The beds of ephemeral streams in forests are formed of top soil, root mats and "duff" (a layer of partially decomposed leaves, needles and other plant matter).

When they are dry, It can be difficult to distinguish ephemeral stream beds from the adjacent forest floor.


In fast flowing sections of permanent streams, plants have trouble taking root in stream bottoms. Where the water slows down, plants are more common. These plants will always be the kind that grow in water rather than on land.

Land-based plants and trees will grow up to the very edges of permanent streams, sometimes clinging precariously to the banks. However, live tree roots will not be found in the beds of permanent streams.

Islands of forest vegetation sometimes form in the beds of permanent streams. The stream simply flows around them.

Plants that normally grow on land can be found in the beds of intermittent streams. This is a strong indicator that the stream dries up for a large part of the growing season.

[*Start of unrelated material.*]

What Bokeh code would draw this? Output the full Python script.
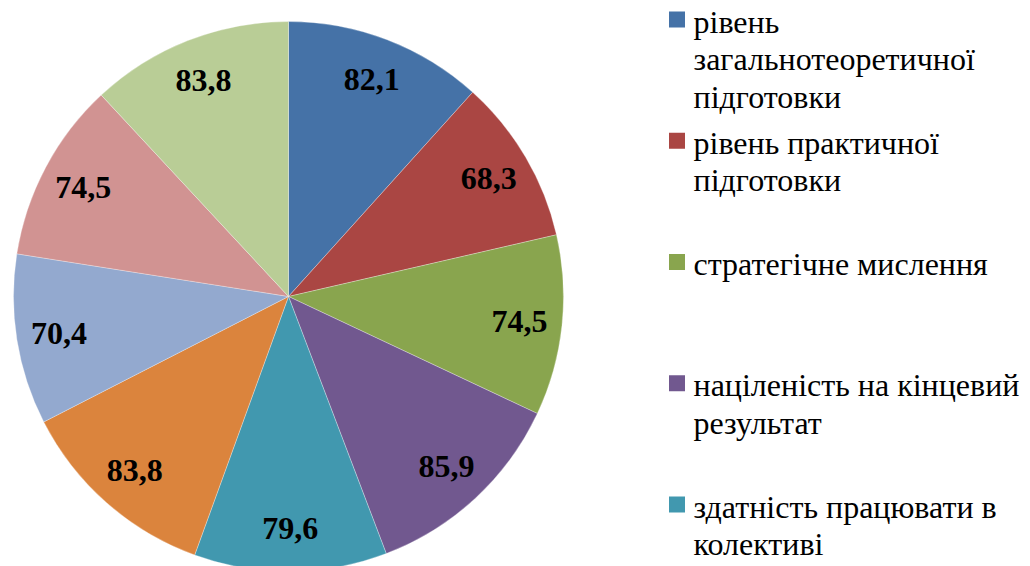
import math
from bokeh.plotting import figure
from bokeh.models import Range1d, ColumnDataSource
from bokeh.core.properties import value
from bokeh.embed import file_html
from bokeh.resources import INLINE

values = [82.1, 68.3, 74.5, 85.9, 79.6, 83.8, 70.4, 74.5, 83.8]
value_labels = ["82,1", "68,3", "74,5", "85,9", "79,6", "83,8", "70,4", "74,5", "83,8"]
colors = ["#4572A7", "#AA4643", "#89A54E", "#71588F", "#4198AF",
          "#DB843D", "#93A9CF", "#D19392", "#B9CD96"]
legend_labels = [
    "рівень\nзагальнотеоретичної\nпідготовки",
    "рівень практичної\nпідготовки",
    "стратегічне мислення",
    "націленість на кінцевий\nрезультат",
    "здатність працювати в\nколективі",
]

SERIF = value("Liberation Serif")

W, H = 1030, 566
p = figure(width=W, height=H, output_backend="svg", toolbar_location=None,
           x_range=Range1d(0, W), y_range=Range1d(-H, 0),
           min_border=0, outline_line_color=None)
p.axis.visible = False
p.grid.visible = False
p.background_fill_color = "white"

cx, cy, R = 288, -296, 275
total = sum(values)
starts, ends, lx, ly = [], [], [], []
cum = 0.0
for v in values:
    a0 = math.pi / 2 - cum / total * 2 * math.pi
    cum += v
    a1 = math.pi / 2 - cum / total * 2 * math.pi
    starts.append(a0)
    ends.append(a1)
    mid = (a0 + a1) / 2
    lx.append(cx + 0.845 * R * math.cos(mid))
    ly.append(cy + 0.845 * R * math.sin(mid))

src = ColumnDataSource(dict(start=starts, end=ends, color=colors, lx=lx, ly=ly, lab=value_labels))
p.wedge(x=cx, y=cy, radius=R, start_angle="start", end_angle="end", direction="clock",
        fill_color="color", line_color="white", line_width=0.3, source=src)
p.text(x="lx", y="ly", text="lab", source=src, text_font=SERIF,
       text_font_style="bold", text_font_size="32px", text_align="center",
       text_baseline="middle", text_color="black")

# legend
step, lh = -121.25, -37.5
tx, ty0 = 693, -21
sq_x, sq_y0 = 676.5, -19
rx, ry, tx_l, ty_l, tt = [], [], [], [], []
for i, lab in enumerate(legend_labels):
    rx.append(sq_x)
    ry.append(sq_y0 + i * step)
    for j, line in enumerate(lab.split("\n")):
        tx_l.append(tx)
        ty_l.append(ty0 + i * step + j * lh)
        tt.append(line)
p.rect(x=rx, y=ry, width=16, height=16, fill_color=colors[:len(legend_labels)], line_color=None)
p.text(x=tx_l, y=ty_l, text=tt, text_font=SERIF, text_font_size="32px",
       text_align="left", text_baseline="alphabetic", text_color="black")

open("out.html", "w").write(file_html(p, INLINE))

Water-based plants can be found in intermittent stream beds if pools form that stay wet between rainfall events.

Trees growing near intermittent streams may send roots into their beds in sections where the flow of water is low and infrequent. Living tree roots in the stream bed are a good indicator that the stream is intermittent.

Except where high flows have carved a flow channel in the forest floor, ephemeral stream beds match the surrounding landscape.

Trees and other land-based plants will happily grow in their beds. The layer of duff that covers the rest of the forest floor will be found in the stream bed.

Another bridge crosses a stream on the hiking trail -- this time one of the intermittent streams that intersects the hiking trail on the west side of the Speed River. This stream doesn't have a name, and unlike Hanlon Creek, which joints the Speed almost directly across the river from this spot, it doesn't appear on maps.

Nonetheless, this nameless intermittent stream plays a small but important role in the forest environment. It helps to keep the Speed River flowing, provides habitat for plants and animals, and adds to the enjoyment people experience as they walk along this trail.

It deserves our care and protection.